Aim of the exercise: Copy out, unchanged, every line from the start of the records to the line that contains "from matplotlib import pyplot as plt", and stop there.

:: Data excerpts

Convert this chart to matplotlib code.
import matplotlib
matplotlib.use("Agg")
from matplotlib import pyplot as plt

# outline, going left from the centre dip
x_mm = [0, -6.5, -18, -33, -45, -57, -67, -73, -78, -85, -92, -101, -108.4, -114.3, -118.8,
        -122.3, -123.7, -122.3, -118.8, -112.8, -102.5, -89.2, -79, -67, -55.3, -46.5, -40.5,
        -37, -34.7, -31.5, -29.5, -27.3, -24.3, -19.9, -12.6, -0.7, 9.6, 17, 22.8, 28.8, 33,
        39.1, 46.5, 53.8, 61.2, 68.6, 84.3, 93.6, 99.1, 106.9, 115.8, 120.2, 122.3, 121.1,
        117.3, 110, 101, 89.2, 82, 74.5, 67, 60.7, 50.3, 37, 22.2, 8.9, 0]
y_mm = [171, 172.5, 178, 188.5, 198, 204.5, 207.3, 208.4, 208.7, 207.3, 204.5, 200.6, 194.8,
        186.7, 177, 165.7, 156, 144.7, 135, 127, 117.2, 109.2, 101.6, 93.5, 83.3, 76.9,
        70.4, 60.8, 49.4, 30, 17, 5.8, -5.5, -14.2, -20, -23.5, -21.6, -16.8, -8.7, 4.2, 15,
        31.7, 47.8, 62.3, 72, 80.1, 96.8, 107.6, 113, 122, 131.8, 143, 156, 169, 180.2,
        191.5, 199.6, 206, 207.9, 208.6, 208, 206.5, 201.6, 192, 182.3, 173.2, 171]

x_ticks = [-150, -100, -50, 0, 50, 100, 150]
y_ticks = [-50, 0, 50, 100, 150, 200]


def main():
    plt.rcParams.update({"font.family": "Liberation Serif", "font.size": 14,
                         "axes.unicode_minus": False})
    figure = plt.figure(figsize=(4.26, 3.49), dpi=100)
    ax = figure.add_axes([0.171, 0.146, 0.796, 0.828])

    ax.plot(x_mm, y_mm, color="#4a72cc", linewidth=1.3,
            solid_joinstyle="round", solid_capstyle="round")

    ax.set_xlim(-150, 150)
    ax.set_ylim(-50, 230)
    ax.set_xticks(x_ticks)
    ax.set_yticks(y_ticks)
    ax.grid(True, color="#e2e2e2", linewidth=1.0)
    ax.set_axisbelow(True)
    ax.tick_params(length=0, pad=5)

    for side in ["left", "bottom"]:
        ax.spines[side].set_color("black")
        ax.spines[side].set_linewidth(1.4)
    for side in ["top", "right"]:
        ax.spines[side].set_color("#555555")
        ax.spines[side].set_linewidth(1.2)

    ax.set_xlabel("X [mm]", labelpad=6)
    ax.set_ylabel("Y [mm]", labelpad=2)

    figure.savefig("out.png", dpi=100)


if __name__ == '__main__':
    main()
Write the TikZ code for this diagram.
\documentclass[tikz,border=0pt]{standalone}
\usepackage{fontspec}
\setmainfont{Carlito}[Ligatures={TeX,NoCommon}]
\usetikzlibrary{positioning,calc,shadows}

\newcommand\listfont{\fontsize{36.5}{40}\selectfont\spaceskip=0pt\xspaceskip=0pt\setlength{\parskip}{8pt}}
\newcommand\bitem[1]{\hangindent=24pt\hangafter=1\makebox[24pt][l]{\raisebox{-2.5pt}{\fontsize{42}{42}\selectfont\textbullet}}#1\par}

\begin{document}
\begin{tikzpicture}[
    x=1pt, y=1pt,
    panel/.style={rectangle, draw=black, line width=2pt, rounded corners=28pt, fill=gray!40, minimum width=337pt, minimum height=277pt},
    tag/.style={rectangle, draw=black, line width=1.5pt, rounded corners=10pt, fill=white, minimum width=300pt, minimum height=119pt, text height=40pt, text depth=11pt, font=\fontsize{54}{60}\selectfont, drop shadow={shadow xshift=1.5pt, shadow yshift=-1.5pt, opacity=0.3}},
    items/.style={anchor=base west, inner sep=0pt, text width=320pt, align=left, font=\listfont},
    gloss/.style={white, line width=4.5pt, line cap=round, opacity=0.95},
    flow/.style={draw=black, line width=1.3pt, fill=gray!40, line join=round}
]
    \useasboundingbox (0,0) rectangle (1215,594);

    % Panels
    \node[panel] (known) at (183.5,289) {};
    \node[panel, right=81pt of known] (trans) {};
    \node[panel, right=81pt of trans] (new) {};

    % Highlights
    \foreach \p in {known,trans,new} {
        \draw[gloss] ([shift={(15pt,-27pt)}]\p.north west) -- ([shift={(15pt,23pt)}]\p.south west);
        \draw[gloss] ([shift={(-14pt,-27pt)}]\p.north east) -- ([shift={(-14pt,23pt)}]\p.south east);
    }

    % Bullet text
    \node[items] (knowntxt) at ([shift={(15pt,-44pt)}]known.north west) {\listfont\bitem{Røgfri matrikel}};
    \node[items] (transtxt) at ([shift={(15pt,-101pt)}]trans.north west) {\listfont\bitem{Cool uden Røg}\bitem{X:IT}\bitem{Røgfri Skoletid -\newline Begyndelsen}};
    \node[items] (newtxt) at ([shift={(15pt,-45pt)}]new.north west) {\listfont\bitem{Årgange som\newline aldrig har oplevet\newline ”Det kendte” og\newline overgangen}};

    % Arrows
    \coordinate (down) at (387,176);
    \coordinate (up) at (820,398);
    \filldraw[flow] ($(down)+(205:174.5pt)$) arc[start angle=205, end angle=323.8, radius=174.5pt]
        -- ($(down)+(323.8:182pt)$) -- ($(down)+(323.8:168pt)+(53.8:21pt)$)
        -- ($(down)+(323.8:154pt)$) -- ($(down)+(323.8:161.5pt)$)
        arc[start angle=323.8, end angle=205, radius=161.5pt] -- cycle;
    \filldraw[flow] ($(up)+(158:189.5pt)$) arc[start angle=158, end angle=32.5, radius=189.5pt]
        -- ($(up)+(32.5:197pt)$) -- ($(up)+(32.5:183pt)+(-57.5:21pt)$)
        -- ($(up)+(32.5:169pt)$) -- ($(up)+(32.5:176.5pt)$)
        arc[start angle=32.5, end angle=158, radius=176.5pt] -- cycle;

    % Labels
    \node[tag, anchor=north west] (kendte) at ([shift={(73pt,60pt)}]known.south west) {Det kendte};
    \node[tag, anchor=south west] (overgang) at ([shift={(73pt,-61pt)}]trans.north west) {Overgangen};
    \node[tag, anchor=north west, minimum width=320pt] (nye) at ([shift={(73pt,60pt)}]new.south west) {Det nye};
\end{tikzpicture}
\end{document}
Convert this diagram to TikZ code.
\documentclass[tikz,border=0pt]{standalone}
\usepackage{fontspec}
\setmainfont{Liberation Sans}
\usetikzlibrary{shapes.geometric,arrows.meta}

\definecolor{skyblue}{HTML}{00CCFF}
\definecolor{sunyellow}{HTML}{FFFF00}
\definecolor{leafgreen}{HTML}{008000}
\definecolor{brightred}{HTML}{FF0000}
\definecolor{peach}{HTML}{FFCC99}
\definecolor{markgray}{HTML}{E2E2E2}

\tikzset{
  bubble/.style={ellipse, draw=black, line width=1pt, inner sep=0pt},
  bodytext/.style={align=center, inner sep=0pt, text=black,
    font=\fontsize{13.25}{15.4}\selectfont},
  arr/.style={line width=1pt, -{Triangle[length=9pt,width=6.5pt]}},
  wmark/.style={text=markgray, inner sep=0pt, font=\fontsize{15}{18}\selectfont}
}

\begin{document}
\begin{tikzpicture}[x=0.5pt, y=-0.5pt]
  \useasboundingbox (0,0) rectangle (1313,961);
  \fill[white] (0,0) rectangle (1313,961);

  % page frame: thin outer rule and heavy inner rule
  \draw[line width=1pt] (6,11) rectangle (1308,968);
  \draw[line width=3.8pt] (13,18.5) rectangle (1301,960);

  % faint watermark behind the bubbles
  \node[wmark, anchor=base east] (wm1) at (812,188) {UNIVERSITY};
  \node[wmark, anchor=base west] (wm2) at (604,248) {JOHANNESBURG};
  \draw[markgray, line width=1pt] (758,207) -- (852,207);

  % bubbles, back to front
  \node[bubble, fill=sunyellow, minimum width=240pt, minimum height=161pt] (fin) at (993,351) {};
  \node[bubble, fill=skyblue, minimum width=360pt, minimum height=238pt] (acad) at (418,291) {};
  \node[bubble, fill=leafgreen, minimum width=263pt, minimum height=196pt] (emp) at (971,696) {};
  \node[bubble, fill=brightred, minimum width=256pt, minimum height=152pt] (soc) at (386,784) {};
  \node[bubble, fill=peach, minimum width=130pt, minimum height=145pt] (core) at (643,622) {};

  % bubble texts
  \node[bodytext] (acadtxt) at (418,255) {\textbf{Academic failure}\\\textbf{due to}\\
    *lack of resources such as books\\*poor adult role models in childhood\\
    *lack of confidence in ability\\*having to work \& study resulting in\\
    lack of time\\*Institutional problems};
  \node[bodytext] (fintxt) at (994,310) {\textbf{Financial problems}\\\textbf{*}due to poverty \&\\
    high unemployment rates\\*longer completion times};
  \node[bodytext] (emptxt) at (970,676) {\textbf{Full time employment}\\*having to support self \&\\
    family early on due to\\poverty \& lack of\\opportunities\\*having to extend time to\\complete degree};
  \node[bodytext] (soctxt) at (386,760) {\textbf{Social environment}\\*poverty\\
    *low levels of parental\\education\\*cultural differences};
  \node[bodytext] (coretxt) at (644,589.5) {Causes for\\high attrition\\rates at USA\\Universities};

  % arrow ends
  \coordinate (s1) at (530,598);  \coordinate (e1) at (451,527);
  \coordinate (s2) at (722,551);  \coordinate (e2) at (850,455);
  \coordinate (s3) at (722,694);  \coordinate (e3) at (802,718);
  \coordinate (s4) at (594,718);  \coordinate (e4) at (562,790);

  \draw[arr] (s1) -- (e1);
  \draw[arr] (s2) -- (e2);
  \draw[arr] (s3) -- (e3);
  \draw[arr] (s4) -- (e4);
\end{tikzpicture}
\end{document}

::::

Response to the task:
Convert this chart to matplotlib code.
import matplotlib
matplotlib.use("Agg")
from matplotlib import pyplot as plt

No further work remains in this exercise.